Material
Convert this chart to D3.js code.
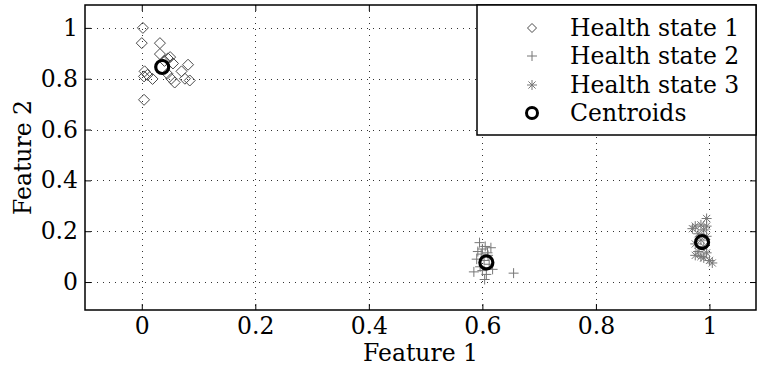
<!DOCTYPE html>
<html>
<head>
<meta charset="utf-8">
<script src="https://cdn.jsdelivr.net/npm/d3@7"></script>
<style>
  body { margin: 0; background: #fff; }
  svg text { font-family: "DejaVu Serif", "Liberation Serif", serif; fill: #000; }
</style>
</head>
<body>
<div id="chart"></div>
<script>
// Data
const state1 = [
  [0.002, 1.0], [0.0, 0.94], [0.032, 0.94], [0.032, 0.897], [0.046, 0.88],
  [0.05, 0.885], [0.04, 0.87], [0.055, 0.86], [0.0815, 0.855], [0.07, 0.829],
  [0.005, 0.829], [0.004, 0.809], [0.01, 0.815], [0.019, 0.799], [0.052, 0.80],
  [0.058, 0.785], [0.076, 0.80], [0.0845, 0.793], [0.004, 0.717], [0.045, 0.82]
];
const state2 = [
  [0.595, 0.155], [0.600, 0.13], [0.605, 0.14], [0.615, 0.135], [0.598, 0.11],
  [0.610, 0.105], [0.590, 0.09], [0.603, 0.085], [0.612, 0.07], [0.596, 0.06],
  [0.585, 0.04], [0.600, 0.045], [0.607, 0.03], [0.618, 0.05], [0.604, 0.01],
  [0.655, 0.035], [0.592, 0.12], [0.609, 0.115]
];
const state3 = [
  [0.975, 0.22], [0.985, 0.225], [0.995, 0.25], [0.99, 0.205], [0.98, 0.19],
  [0.995, 0.18], [0.985, 0.165], [0.975, 0.15], [0.99, 0.14], [0.98, 0.12],
  [0.995, 0.115], [0.985, 0.10], [0.975, 0.105], [1.0, 0.085], [1.005, 0.075],
  [0.99, 0.095], [0.97, 0.21], [0.995, 0.22]
];
const centroids = [[0.036, 0.846], [0.607, 0.077], [0.987, 0.157]];
const xTicks = [0, 0.2, 0.4, 0.6, 0.8, 1];
const yTicks = [0, 0.2, 0.4, 0.6, 0.8, 1];
const legendLabels = ["Health state 1", "Health state 2", "Health state 3", "Centroids"];

const w = 758, h = 374;
const mLeft = 85, mRight = 756, mTop = 5, mBottom = 310;
const fs = 23.5;
const svg = d3.select("#chart").append("svg").attr("width", w).attr("height", h);

const x = d3.scaleLinear().domain([-0.1, 1.082]).range([mLeft, mRight]);
const y = d3.scaleLinear().domain([-0.11, 1.09]).range([mBottom, mTop]);

// grid
const grid = svg.append("g").attr("stroke", "#333").attr("stroke-width", 1).attr("stroke-dasharray", "1,5");
grid.selectAll(".gx").data(xTicks).join("line")
  .attr("x1", d => Math.round(x(d)) + 0.5).attr("x2", d => Math.round(x(d)) + 0.5)
  .attr("y1", mTop).attr("y2", mBottom);
grid.selectAll(".gy").data(yTicks).join("line")
  .attr("y1", d => Math.round(y(d)) + 0.5).attr("y2", d => Math.round(y(d)) + 0.5)
  .attr("x1", mLeft).attr("x2", mRight);

// axes (ticks inside, box on)
const tickLen = 6;
svg.append("g").attr("transform", `translate(0,${mBottom})`)
  .call(d3.axisBottom(x).tickValues(xTicks).tickSizeInner(-tickLen).tickSizeOuter(0).tickPadding(7).tickFormat(d3.format("")))
  .call(g => g.select(".domain").remove())
  .call(g => g.selectAll("text").attr("font-size", fs).attr("font-family", "DejaVu Serif"));
svg.append("g").attr("transform", `translate(0,${mTop})`)
  .call(d3.axisTop(x).tickValues(xTicks).tickSizeInner(-tickLen).tickSizeOuter(0).tickFormat(""))
  .call(g => g.select(".domain").remove());
svg.append("g").attr("transform", `translate(${mLeft},0)`)
  .call(d3.axisLeft(y).tickValues(yTicks).tickSizeInner(-tickLen).tickSizeOuter(0).tickPadding(7).tickFormat(d3.format("")))
  .call(g => g.select(".domain").remove())
  .call(g => g.selectAll("text").attr("font-size", fs).attr("font-family", "DejaVu Serif"));
svg.append("g").attr("transform", `translate(${mRight},0)`)
  .call(d3.axisRight(y).tickValues(yTicks).tickSizeInner(-tickLen).tickSizeOuter(0).tickFormat(""))
  .call(g => g.select(".domain").remove());

svg.append("rect").attr("x", mLeft).attr("y", mTop).attr("width", mRight - mLeft).attr("height", mBottom - mTop)
  .attr("fill", "none").attr("stroke", "#000").attr("stroke-width", 1.5);

// markers
const diamond = (s) => `M0,${-s}L${s},0L0,${s}L${-s},0Z`;
const plus = (s) => `M${-s},0H${s}M0,${-s}V${s}`;
const star = (s) => {
  const a = s * 0.72;
  return `M${-s},0H${s}M0,${-s}V${s}M${-a},${-a}L${a},${a}M${-a},${a}L${a},${-a}`;
};

const pts = svg.append("g");
pts.selectAll(".s1").data(state1).join("path")
  .attr("transform", d => `translate(${x(d[0])},${y(d[1])})`)
  .attr("d", diamond(5.5)).attr("fill", "none").attr("stroke", "#4a4a4a").attr("stroke-width", 1);
pts.selectAll(".s2").data(state2).join("path")
  .attr("transform", d => `translate(${x(d[0])},${y(d[1])})`)
  .attr("d", plus(5)).attr("fill", "none").attr("stroke", "#777").attr("stroke-width", 1);
pts.selectAll(".s3").data(state3).join("path")
  .attr("transform", d => `translate(${x(d[0])},${y(d[1])})`)
  .attr("d", star(5)).attr("fill", "none").attr("stroke", "#777").attr("stroke-width", 1);
pts.selectAll(".c").data(centroids).join("circle")
  .attr("cx", d => x(d[0])).attr("cy", d => y(d[1])).attr("r", 6.5)
  .attr("fill", "none").attr("stroke", "#000").attr("stroke-width", 3.2);

// axis labels
svg.append("text").attr("x", (mLeft + mRight) / 2).attr("y", 361).attr("text-anchor", "middle")
  .attr("font-size", fs).text("Feature 1");
svg.append("text").attr("transform", `translate(31,${(mTop + mBottom) / 2}) rotate(-90)`)
  .attr("text-anchor", "middle").attr("font-size", fs).text("Feature 2");

// legend
const lg = svg.append("g");
lg.append("rect").attr("x", 477).attr("y", mTop).attr("width", mRight - 477).attr("height", 130)
  .attr("fill", "#fff").attr("stroke", "#000").attr("stroke-width", 1.5);
const rows = [28, 56, 85, 113];
const glyphs = [
  { d: diamond(4.5), stroke: "#4a4a4a", sw: 1 },
  { d: plus(5), stroke: "#777", sw: 1 },
  { d: star(5), stroke: "#777", sw: 1 },
  { circle: true }
];
legendLabels.forEach((lab, i) => {
  const g = glyphs[i];
  if (g.circle) {
    lg.append("circle").attr("cx", 532).attr("cy", rows[i]).attr("r", 5.5)
      .attr("fill", "none").attr("stroke", "#000").attr("stroke-width", 3);
  } else {
    lg.append("path").attr("transform", `translate(532,${rows[i]})`).attr("d", g.d)
      .attr("fill", "none").attr("stroke", g.stroke).attr("stroke-width", g.sw);
  }
  lg.append("text").attr("x", 570).attr("y", rows[i] + 8).attr("font-size", fs).text(lab);
});
</script>
</body>
</html>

Stated goal
Copy the whole listing above word for word but do not carry over the pictures.

Exercise solution
Convert this chart to D3.js code.
<!DOCTYPE html>
<html>
<head>
<meta charset="utf-8">
<script src="https://cdn.jsdelivr.net/npm/d3@7"></script>
<style>
  body { margin: 0; background: #fff; }
  svg text { font-family: "DejaVu Serif", "Liberation Serif", serif; fill: #000; }
</style>
</head>
<body>
<div id="chart"></div>
<script>
// Data
const state1 = [
  [0.002, 1.0], [0.0, 0.94], [0.032, 0.94], [0.032, 0.897], [0.046, 0.88],
  [0.05, 0.885], [0.04, 0.87], [0.055, 0.86], [0.0815, 0.855], [0.07, 0.829],
  [0.005, 0.829], [0.004, 0.809], [0.01, 0.815], [0.019, 0.799], [0.052, 0.80],
  [0.058, 0.785], [0.076, 0.80], [0.0845, 0.793], [0.004, 0.717], [0.045, 0.82]
];
const state2 = [
  [0.595, 0.155], [0.600, 0.13], [0.605, 0.14], [0.615, 0.135], [0.598, 0.11],
  [0.610, 0.105], [0.590, 0.09], [0.603, 0.085], [0.612, 0.07], [0.596, 0.06],
  [0.585, 0.04], [0.600, 0.045], [0.607, 0.03], [0.618, 0.05], [0.604, 0.01],
  [0.655, 0.035], [0.592, 0.12], [0.609, 0.115]
];
const state3 = [
  [0.975, 0.22], [0.985, 0.225], [0.995, 0.25], [0.99, 0.205], [0.98, 0.19],
  [0.995, 0.18], [0.985, 0.165], [0.975, 0.15], [0.99, 0.14], [0.98, 0.12],
  [0.995, 0.115], [0.985, 0.10], [0.975, 0.105], [1.0, 0.085], [1.005, 0.075],
  [0.99, 0.095], [0.97, 0.21], [0.995, 0.22]
];
const centroids = [[0.036, 0.846], [0.607, 0.077], [0.987, 0.157]];
const xTicks = [0, 0.2, 0.4, 0.6, 0.8, 1];
const yTicks = [0, 0.2, 0.4, 0.6, 0.8, 1];
const legendLabels = ["Health state 1", "Health state 2", "Health state 3", "Centroids"];

const w = 758, h = 374;
const mLeft = 85, mRight = 756, mTop = 5, mBottom = 310;
const fs = 23.5;
const svg = d3.select("#chart").append("svg").attr("width", w).attr("height", h);

const x = d3.scaleLinear().domain([-0.1, 1.082]).range([mLeft, mRight]);
const y = d3.scaleLinear().domain([-0.11, 1.09]).range([mBottom, mTop]);

// grid
const grid = svg.append("g").attr("stroke", "#333").attr("stroke-width", 1).attr("stroke-dasharray", "1,5");
grid.selectAll(".gx").data(xTicks).join("line")
  .attr("x1", d => Math.round(x(d)) + 0.5).attr("x2", d => Math.round(x(d)) + 0.5)
  .attr("y1", mTop).attr("y2", mBottom);
grid.selectAll(".gy").data(yTicks).join("line")
  .attr("y1", d => Math.round(y(d)) + 0.5).attr("y2", d => Math.round(y(d)) + 0.5)
  .attr("x1", mLeft).attr("x2", mRight);

// axes (ticks inside, box on)
const tickLen = 6;
svg.append("g").attr("transform", `translate(0,${mBottom})`)
  .call(d3.axisBottom(x).tickValues(xTicks).tickSizeInner(-tickLen).tickSizeOuter(0).tickPadding(7).tickFormat(d3.format("")))
  .call(g => g.select(".domain").remove())
  .call(g => g.selectAll("text").attr("font-size", fs).attr("font-family", "DejaVu Serif"));
svg.append("g").attr("transform", `translate(0,${mTop})`)
  .call(d3.axisTop(x).tickValues(xTicks).tickSizeInner(-tickLen).tickSizeOuter(0).tickFormat(""))
  .call(g => g.select(".domain").remove());
svg.append("g").attr("transform", `translate(${mLeft},0)`)
  .call(d3.axisLeft(y).tickValues(yTicks).tickSizeInner(-tickLen).tickSizeOuter(0).tickPadding(7).tickFormat(d3.format("")))
  .call(g => g.select(".domain").remove())
  .call(g => g.selectAll("text").attr("font-size", fs).attr("font-family", "DejaVu Serif"));
svg.append("g").attr("transform", `translate(${mRight},0)`)
  .call(d3.axisRight(y).tickValues(yTicks).tickSizeInner(-tickLen).tickSizeOuter(0).tickFormat(""))
  .call(g => g.select(".domain").remove());

svg.append("rect").attr("x", mLeft).attr("y", mTop).attr("width", mRight - mLeft).attr("height", mBottom - mTop)
  .attr("fill", "none").attr("stroke", "#000").attr("stroke-width", 1.5);

// markers
const diamond = (s) => `M0,${-s}L${s},0L0,${s}L${-s},0Z`;
const plus = (s) => `M${-s},0H${s}M0,${-s}V${s}`;
const star = (s) => {
  const a = s * 0.72;
  return `M${-s},0H${s}M0,${-s}V${s}M${-a},${-a}L${a},${a}M${-a},${a}L${a},${-a}`;
};

const pts = svg.append("g");
pts.selectAll(".s1").data(state1).join("path")
  .attr("transform", d => `translate(${x(d[0])},${y(d[1])})`)
  .attr("d", diamond(5.5)).attr("fill", "none").attr("stroke", "#4a4a4a").attr("stroke-width", 1);
pts.selectAll(".s2").data(state2).join("path")
  .attr("transform", d => `translate(${x(d[0])},${y(d[1])})`)
  .attr("d", plus(5)).attr("fill", "none").attr("stroke", "#777").attr("stroke-width", 1);
pts.selectAll(".s3").data(state3).join("path")
  .attr("transform", d => `translate(${x(d[0])},${y(d[1])})`)
  .attr("d", star(5)).attr("fill", "none").attr("stroke", "#777").attr("stroke-width", 1);
pts.selectAll(".c").data(centroids).join("circle")
  .attr("cx", d => x(d[0])).attr("cy", d => y(d[1])).attr("r", 6.5)
  .attr("fill", "none").attr("stroke", "#000").attr("stroke-width", 3.2);

// axis labels
svg.append("text").attr("x", (mLeft + mRight) / 2).attr("y", 361).attr("text-anchor", "middle")
  .attr("font-size", fs).text("Feature 1");
svg.append("text").attr("transform", `translate(31,${(mTop + mBottom) / 2}) rotate(-90)`)
  .attr("text-anchor", "middle").attr("font-size", fs).text("Feature 2");

// legend
const lg = svg.append("g");
lg.append("rect").attr("x", 477).attr("y", mTop).attr("width", mRight - 477).attr("height", 130)
  .attr("fill", "#fff").attr("stroke", "#000").attr("stroke-width", 1.5);
const rows = [28, 56, 85, 113];
const glyphs = [
  { d: diamond(4.5), stroke: "#4a4a4a", sw: 1 },
  { d: plus(5), stroke: "#777", sw: 1 },
  { d: star(5), stroke: "#777", sw: 1 },
  { circle: true }
];
legendLabels.forEach((lab, i) => {
  const g = glyphs[i];
  if (g.circle) {
    lg.append("circle").attr("cx", 532).attr("cy", rows[i]).attr("r", 5.5)
      .attr("fill", "none").attr("stroke", "#000").attr("stroke-width", 3);
  } else {
    lg.append("path").attr("transform", `translate(532,${rows[i]})`).attr("d", g.d)
      .attr("fill", "none").attr("stroke", g.stroke).attr("stroke-width", g.sw);
  }
  lg.append("text").attr("x", 570).attr("y", rows[i] + 8).attr("font-size", fs).text(lab);
});
</script>
</body>
</html>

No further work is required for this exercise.